Saturday 26th November 2016

  • Attempting to Mitigate Internet Surveillance

    by glynwintle

    What are the different threats
    What users can do
    What developers should do
    How to fight back

    At 11:00am to 11:55am, Saturday 26th November

    In Side Stage, St. John's Hoxton

  • Bad Computer: When AI Goes Evil And It's Our Fault

    by Imran Ghory

    How to think practically about ethics when applying Machine Learning techniques.

    Machine Learning is becoming prevalent in every aspect of our lives from online dating & personal finance to medical devices & self-driving cars. As time goes on we're ceding ever more of our decision making to black-box algorithms. But without careful consideration we can end up letting these algorithms make decisions that humans would never consider acceptable.

    It's falls to us as developers, data scientists and product managers to make sure we consider the ethical implications when we adopt machine learning techniques; as failing to do so could have meaningful negative real world consequences for our users.

    This talk will cover a number of practical examples as well as techniques for spotting where these challenges might occur in your own work.

    At 12:00pm to 12:55pm, Saturday 26th November

    In Side Stage, St.

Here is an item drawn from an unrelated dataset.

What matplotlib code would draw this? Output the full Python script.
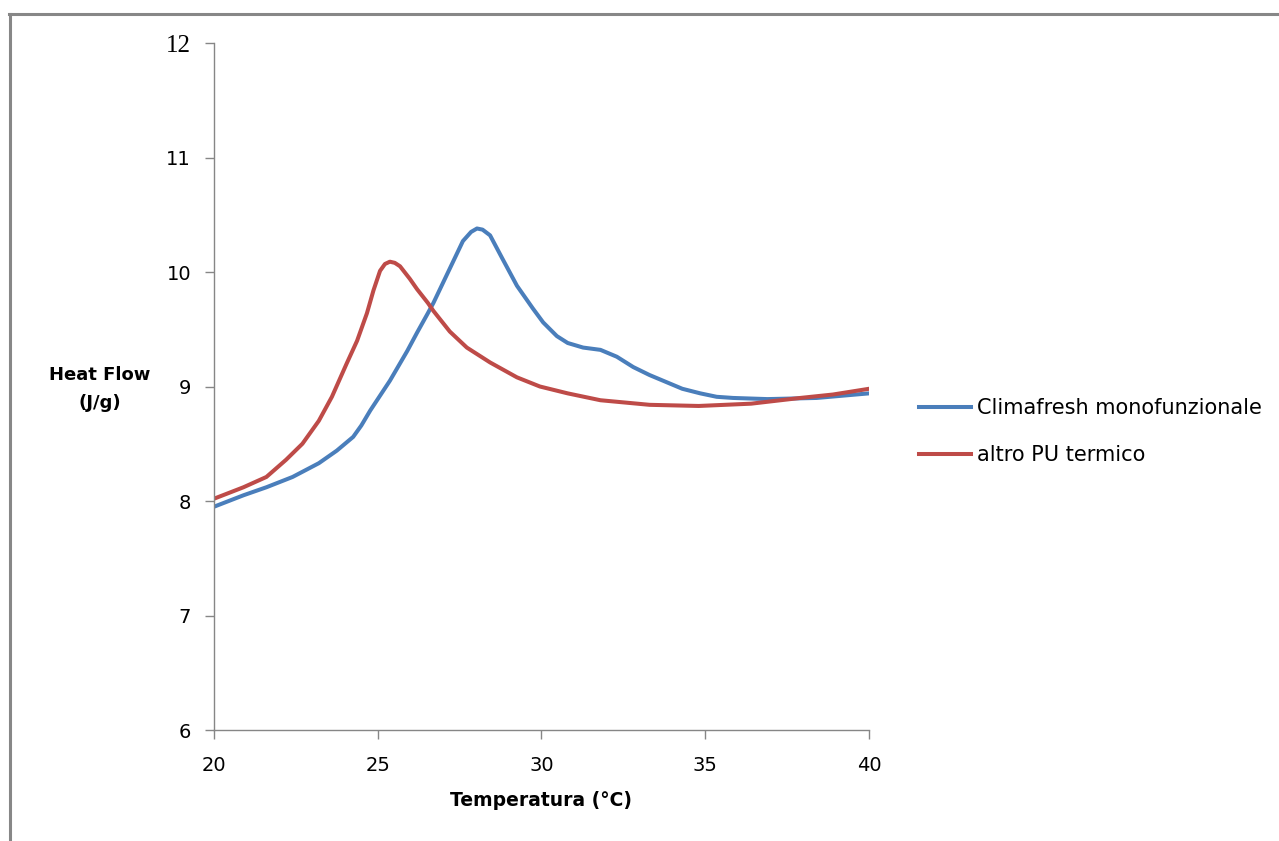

John's Hoxton

  • Employee Evangelism: Make your team badass

    by Melinda Seckington

    Hiring good people can be hard. Keeping good people can be hard. It’s made easier though if you can set your company apart as a place that people want to work at. But how do you make the community aware that that’s the case?

    Developer evangelists typically evangelise products to developers, but what if the thing you’re trying to sell is the team itself? How can you get your entire team sharing with the community what you’ve built and how you work?

    This talk will examine why you should evangelise your team and give concrete examples of how to encourage your team to do so.